MalteEbner · on Aug 9, 2021

modAL indeed has a similar goal of choosing the best subset of data to be labeled. However it has some notable differences:

It is built on scikit-learn which is also evident from the suggested workflow. Lightly on the other hand was specifically built for deep learning applications supporting active learning for classification but also object detection and semantic segmentation.

modAL provides uncertainty-based active learning. However, it has been shown that uncertainty-based AL fails at batch-wise AL for vision datasets and CNNs, see https://arxiv.org/abs/1708.00489. Furthermore it only works with an initially trained model and thus labeled dataset. Lightly offers self-supervised learning to learn high dimensional embeddings through its open-source package https://github.com/lightly-ai/lightly. They can be used through our API to choose a diverse subset. Optionally, this sampling can be combined with uncertainty-based AL.

RicoElectrico · on Aug 9, 2021

Thanks for the reply. In my case I have (hobby) problems that fall well into scikit-learn capabilities.

henning · on Aug 9, 2021

Since I don't do machine learning I don't know whether your product is good or not, but I automatically appreciate you calling this "machine learning" and not "AI".

isusmelj · on Aug 9, 2021

Thanks, we also try to avoid using AI as much as possible :)

NumberCruncher · on Aug 10, 2021

In the video you posted you say "I don't want to work with blurry images". Is that not an image a human could work with (drive), maybe by reducing the driving speed to 50-33% and having more time to inspect his surroundings?

isusmelj · on Aug 10, 2021

Yes, depending on the kind of data you want to work with you might want to explicitly get the blurry ones. That depends on the task of the ML model you train and requires domain expertise.

dest · on Aug 10, 2021

If the dataset mostly contains edge cases, model performance on the dataset is going to be poor, but it's not an issue I think.

But how could the real-world accuracy be computed?
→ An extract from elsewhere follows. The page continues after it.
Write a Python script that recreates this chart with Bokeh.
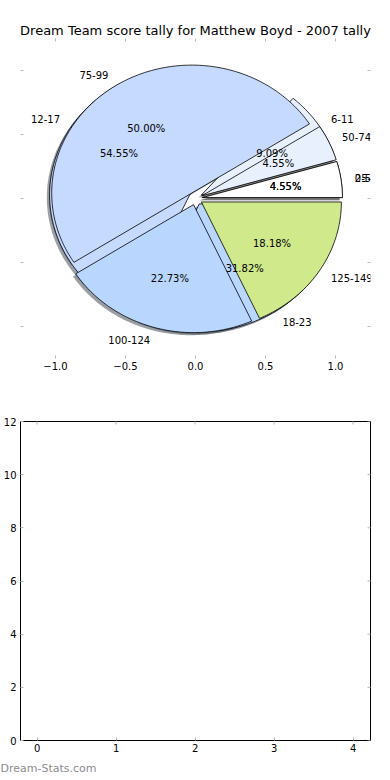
import numpy as np
from bokeh.plotting import figure
from bokeh.models import ColumnDataSource, LabelSet, Title, LinearAxis, FixedTicker, Range1d
from bokeh.layouts import column
from bokeh.embed import file_html
from bokeh.resources import INLINE
from bokeh.core.properties import value

# ---------------- data ----------------
title_text = "Dream Team score tally for Matthew Boyd - 2007 tally"
under_labels = ["0-5", "6-11", "12-17", "18-23"]
under_counts = [1, 2, 12, 7]
under_colors = ["#ffffff", "#e9f0fd", "#c6d9fe", "#b9d7fe"]
top_labels = ["25-49", "50-74", "75-99", "100-124", "125-149"]
top_counts = [1, 1, 11, 5, 4]
top_colors = ["#ffffff", "#e9f0fd", "#c6d9fe", "#b9d7fe", "#cfe98b"]
pie_ticks = [-1.0, -0.5, 0.0, 0.5, 1.0]
bar_xticks = [0, 1, 2, 3, 4]
bar_yticks = [0, 2, 4, 6, 8, 10, 12]
watermark = "Dream-Stats.com"

EXPLODE = 0.05
SHADOW = 0.02
FONT = "DejaVu Sans"
TICK_GREY = "#b8b8b8"


def shade(hexcol):
    r, g, b = (int(hexcol[i:i + 2], 16) for i in (1, 3, 5))
    return "#%02x%02x%02x" % (int(r * 0.3), int(g * 0.3), int(b * 0.3))


def pie_geom(counts, colors, labels):
    fr = np.array(counts, float) / sum(counts)
    bounds = np.concatenate([[0.0], np.cumsum(fr)]) * 2 * np.pi
    w = dict(xs=[], ys=[], fill=[])
    s = dict(xs=[], ys=[], fill=[])
    lab_l = dict(x=[], y=[], text=[])
    lab_r = dict(x=[], y=[], text=[])
    pct = dict(x=[], y=[], text=[])
    for i in range(len(counts)):
        t1, t2 = bounds[i], bounds[i + 1]
        tm = 0.5 * (t1 + t2)
        cx, cy = EXPLODE * np.cos(tm), EXPLODE * np.sin(tm)
        n = max(int(np.degrees(t2 - t1)), 2) + 1
        t = np.linspace(t1, t2, n)
        px = [cx] + list(cx + np.cos(t)) + [cx]
        py = [cy] + list(cy + np.sin(t)) + [cy]
        w["xs"].append(px); w["ys"].append(py); w["fill"].append(colors[i])
        s["xs"].append([v - SHADOW for v in px]); s["ys"].append([v - SHADOW for v in py])
        s["fill"].append(shade(colors[i]))
        lx = cx + 1.1 * np.cos(tm)
        d = lab_l if lx > 0 else lab_r
        d["x"].append(lx); d["y"].append(cy + 1.1 * np.sin(tm)); d["text"].append(labels[i])
        pct["x"].append(cx + 0.6 * np.cos(tm)); pct["y"].append(cy + 0.6 * np.sin(tm))
        pct["text"].append("%.2f%%" % (100 * fr[i]))
    return w, s, lab_l, lab_r, pct


def fmt(t):
    return ("%.1f" % t).replace("-", "\u2212")


def style_axis(ax, ticks, labels=True, standoff=3):
    ax.major_tick_in = 3
    ax.major_tick_out = 0
    ax.minor_tick_in = 0
    ax.minor_tick_out = 0
    ax.major_tick_line_color = TICK_GREY
    ax.major_tick_line_width = 1
    ax.major_label_text_font = FONT
    ax.major_label_text_font_size = "10px"
    ax.major_label_text_color = "black"
    ax.axis_line_color = None
    ax.major_label_standoff = standoff
    if not labels:
        ax.major_label_overrides = {t: "" for t in ticks}
        ax.major_label_standoff = 0


def mirror_ticks(p, xticks, yticks):
    # top and right tick marks: dashes centred on the frame edge, half clipped away
    p.scatter(x=xticks, y=[p.y_range.end] * len(xticks), marker="dash", size=6,
              angle=np.pi / 2, line_color=TICK_GREY, line_width=1)
    p.scatter(x=[p.x_range.end] * len(yticks), y=yticks, marker="dash", size=6,
              line_color=TICK_GREY, line_width=1)


# ---------------- pie figure ----------------
p1 = figure(width=390, height=390, output_backend="svg", toolbar_location=None,
            x_range=Range1d(-1.25, 1.25), y_range=Range1d(-1.25, 1.25),
            x_axis_location=None, y_axis_location=None,
            min_border_left=20, min_border_right=20, min_border_top=38, min_border_bottom=32)
p1.outline_line_color = None
p1.grid.visible = False
p1.title.text = title_text
p1.title.align = "center"
p1.title.text_font = FONT
p1.title.text_font_size = "13px"
p1.title.text_font_style = "normal"
p1.title.text_color = "black"
p1.title.standoff = 1

xb = LinearAxis(ticker=FixedTicker(ticks=pie_ticks))
style_axis(xb, pie_ticks, labels=True, standoff=3)
xb.major_label_overrides = {t: fmt(t) for t in pie_ticks}
p1.add_layout(xb, "below")
yl = LinearAxis(ticker=FixedTicker(ticks=pie_ticks))
style_axis(yl, pie_ticks, labels=False)
p1.add_layout(yl, "left")
mirror_ticks(p1, pie_ticks, pie_ticks)

ysrc = ColumnDataSource(dict(y=pie_ticks, text=[fmt(t) for t in pie_ticks]))
p1.add_layout(LabelSet(x=-4, y="y", x_units="screen", text="text", source=ysrc,
                       text_align="right", text_baseline="middle",
                       text_font=value(FONT), text_font_size="10px", text_color="black"))

uw, us, ul_l, ul_r, up = pie_geom(under_counts, under_colors, under_labels)
tw, ts, tl_l, tl_r, tp = pie_geom(top_counts, top_colors, top_labels)

for s in (us, ts):
    p1.patches("xs", "ys", source=ColumnDataSource(s), fill_color="fill",
               fill_alpha=0.5, line_color=None)
for w in (uw, tw):
    p1.patches("xs", "ys", source=ColumnDataSource(w), fill_color="fill",
               line_color="black", line_width=0.8)
for lab_l, lab_r, pct in ((ul_l, ul_r, up), (tl_l, tl_r, tp)):
    for d, al in ((lab_l, "left"), (lab_r, "right")):
        p1.add_layout(LabelSet(x="x", y="y", text="text", source=ColumnDataSource(d),
                               text_align=al, text_baseline="middle",
                               text_font=value(FONT), text_font_size="10px",
                               text_color="black"))
    p1.text("x", "y", text="text", source=ColumnDataSource(pct), text_align="center",
            text_baseline="middle", text_font=value(FONT), text_font_size="10px",
            text_color="black")

# ---------------- empty bar figure ----------------
p2 = figure(width=390, height=390, output_backend="svg", toolbar_location=None,
            x_range=Range1d(-0.21, 4.22), y_range=Range1d(0, 12),
            x_axis_location=None, y_axis_location=None,
            min_border_left=20, min_border_right=20, min_border_top=31, min_border_bottom=40)
p2.outline_line_color = "black"
p2.outline_line_width = 1
p2.grid.visible = False

bx = LinearAxis(ticker=FixedTicker(ticks=bar_xticks))
style_axis(bx, bar_xticks, labels=True, standoff=3)
p2.add_layout(bx, "below")
byl = LinearAxis(ticker=FixedTicker(ticks=bar_yticks))
style_axis(byl, bar_yticks, labels=True, standoff=4)
p2.add_layout(byl, "left")
mirror_ticks(p2, bar_xticks, bar_yticks)

p2.add_layout(Title(text=watermark, align="left", offset=-20, standoff=10,
                    text_font=FONT, text_font_size="11px", text_font_style="normal",
                    text_color="#8c8c8c"), "below")

layout = column(p1, p2)
open("out.html", "w").write(file_html(layout, INLINE))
Is a separate dataset needed for that purpose?

isusmelj · on Aug 10, 2021

When learning ML at university one assumes that the data you have well represents the environment. We do the famous train/validation/test split and train our model.

However, in practice we see that it is very hard to collect a good dataset. There is a great twitter thread from Abubakar(CEO Gradio) about this topic: https://twitter.com/abidlabs/status/1423067498862219267

dest · on Aug 10, 2021

Thanks for your answer. I'm seeing a tweet, but not a thread. Is it expected?
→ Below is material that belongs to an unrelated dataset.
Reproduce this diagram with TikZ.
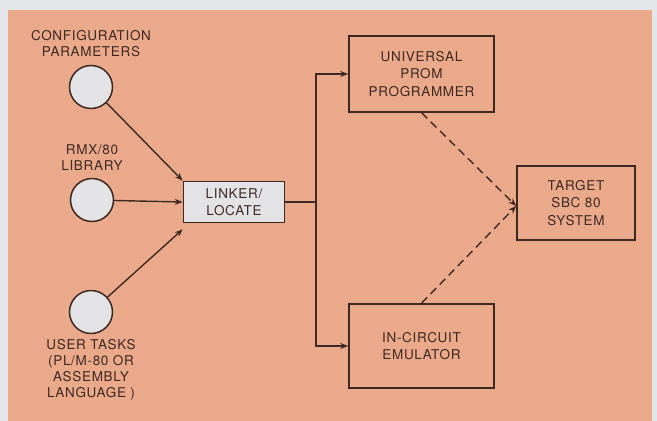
\documentclass[tikz,border=0pt]{standalone}
\usepackage{fontspec}
\setmainfont[LetterSpace=5]{TeX Gyre Heros}
\usepackage{xcolor}
\usetikzlibrary{arrows.meta,positioning}
\definecolor{salmon}{HTML}{EBA98B}
\definecolor{frame}{HTML}{E4E5E8}
\definecolor{disk}{HTML}{E3E3E6}
\definecolor{ink}{HTML}{3E2822}
\tikzset{
  src/.style={circle,draw=ink,fill=disk,line width=1.5pt,minimum size=43pt,inner sep=0pt},
  box/.style={draw=ink,line width=1.5pt,align=center,font=\fontsize{13.5}{17.5}\selectfont,text=ink,inner sep=0pt},
  lbl/.style={align=center,font=\fontsize{13.5}{16}\selectfont,text=ink},
  arr/.style={-{Stealth[length=8pt,width=6pt]},line width=1.4pt,draw=ink},
  dasharr/.style={arr,dash pattern=on 8pt off 5pt},
}

\begin{document}
\begin{tikzpicture}[x=1pt,y=-1pt]
\fill[frame] (0,0) rectangle (657,421);
\fill[salmon] (8,10) rectangle (652,421);
\useasboundingbox (0,0) rectangle (657,421);
% inputs
\node[src] (cfg) at (91,87) {};
\node[src] (rmx) at (92,200) {};
\node[src] (usr) at (91,312) {};
\node[lbl,above=4pt of cfg] (cfgl) {CONFIGURATION\\PARAMETERS};
\node[lbl,above=4pt of rmx] (rmxl) {RMX/80\\LIBRARY};
\node[lbl,below=2pt of usr] (usrl) {USER TASKS\\(PL/M-80 OR\\ASSEMBLY\\LANGUAGE )};
% tools
\node[box,fill=disk,minimum width=101pt,minimum height=41pt] (lnk) at (234,202) {LINKER/\\LOCATE};
\node[box,minimum width=145pt,minimum height=76pt] (prom) at (421.5,74) {UNIVERSAL\\PROM\\PROGRAMMER};
\node[box,minimum width=145pt,minimum height=84pt] (ice) at (421.5,346) {IN-CIRCUIT\\EMULATOR};
\node[box,minimum width=118pt,minimum height=74pt] (sbc) at (576,203) {TARGET\\SBC 80\\SYSTEM};
\coordinate (split) at (316,202);
\coordinate (hit) at ([yshift=-3pt]sbc.west);
\draw[arr] (cfg) -- (lnk.north west);
\draw[arr] (rmx) -- (lnk.west);
\draw[arr] (usr) -- ([yshift=-6pt]lnk.south west);
\draw[line width=1.4pt,draw=ink] (lnk.east) -- (split);
\draw[arr] (split) |- (prom.west);
\draw[arr] (split) |- (ice.west);
\draw[dasharr] (prom.south) -- (hit);
\draw[dasharr] (ice.north) -- (hit);
\end{tikzpicture}
\end{document}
isusmelj · on Aug 10, 2021

Yes, sorry. I meant he started a good conversation with his tweet.

wizwit999 · on Aug 10, 2021

I'll admit I'm not an expert in this area, but can't this introduce a pernicious sort of bias on the downstream model, since the input data is being curated by your technology?
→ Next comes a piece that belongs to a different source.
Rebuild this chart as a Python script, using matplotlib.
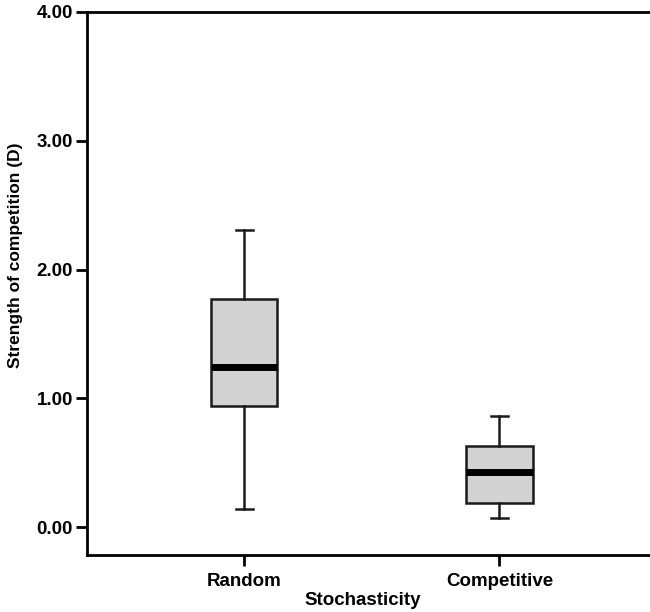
import matplotlib
matplotlib.use("Agg")
import matplotlib.pyplot as plt

groups = ["Random", "Competitive"]
whisker_low = [0.14, 0.07]
q1 = [0.94, 0.19]
median = [1.24, 0.43]
q3 = [1.77, 0.63]
whisker_high = [2.31, 0.86]

plt.rcParams['font.family'] = ['Liberation Sans', 'DejaVu Sans']
plt.rcParams['font.weight'] = 'bold'

fig = plt.figure(figsize=(6.5, 6.12), dpi=100)
ax = fig.add_axes([87 / 650, 1 - 555 / 612, 1 - 87 / 650, (555 - 12) / 612])

stats = []
for i, g in enumerate(groups):
    stats.append({
        "label": g,
        "whislo": whisker_low[i],
        "q1": q1[i],
        "med": median[i],
        "q3": q3[i],
        "whishi": whisker_high[i],
        "fliers": [],
    })

ax.bxp(stats, positions=[1, 2], widths=0.26, patch_artist=True, showfliers=False,
       boxprops=dict(facecolor="#d3d3d3", edgecolor="#1a1a1a", linewidth=1.8),
       medianprops=dict(color="black", linewidth=5, solid_capstyle="butt"),
       whiskerprops=dict(color="#1a1a1a", linewidth=1.8),
       capprops=dict(color="#1a1a1a", linewidth=1.8),
       capwidths=0.065)

ax.set_xlim(0.384, 2.59)
ax.set_ylim(-0.217, 4.0)
ax.set_yticks([0, 1, 2, 3, 4])
ax.set_yticklabels([f"{v:.2f}" for v in [0, 1, 2, 3, 4]])
ax.set_xticks([1, 2])
ax.set_xticklabels(groups)

for s in ["left", "bottom", "top"]:
    ax.spines[s].set_linewidth(2)
    ax.spines[s].set_color("black")
ax.spines["right"].set_visible(False)

ax.tick_params(axis="both", direction="out", length=8, width=2, labelsize=13.5, colors="black")
ax.tick_params(axis="x", pad=5)
ax.tick_params(axis="y", pad=2)

ax.set_ylabel("Strength of competition (D)", fontsize=12.5, fontweight="bold")
ax.yaxis.set_label_coords(-0.114, 0.552)
ax.set_xlabel("Stochasticity", fontsize=13.5, fontweight="bold")
ax.xaxis.set_label_coords(0.49, -0.068)

fig.savefig("out.png", dpi=100)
isusmelj · on Aug 10, 2021

Whether you introduce or reduce bias using Lightly depends on how you use the software.

What we ideally want, is that the data we collect for training, validating, and testing our model represents the environment the trained model will operate in. However, collecting this data can be super difficult. E.g. for autonomous driving systems that would mean collecting data from every corner of the world, at every time of the day, during all kinds of weather conditions, in all 4 seasons...

However, this is a really difficult task. You will very likely end up having more data collected from one city (e.g. because your fleet is much bigger in city A than city B)

rmtescapist · on Aug 10, 2021

How does this compare to existing tools like Scale AI?

isusmelj · on Aug 10, 2021

Scale is one of the biggest companies in the data labeling space. They recently introduced Scale Nucleus which goes in a similar direction as Lightly. However, whereas Nucleus works well with already labeled datasets we designed Lightly from the beginning to focus on unlabeled data. With the combination of self-supervised learning and embedding visualization of Lightly, you can easily work with datasets where you don’t have model predictions or labels at hand. Note, that Lightly is also available on-prem which is a must for some of our customers since usually there is 100x more unlabeled data than labeled data.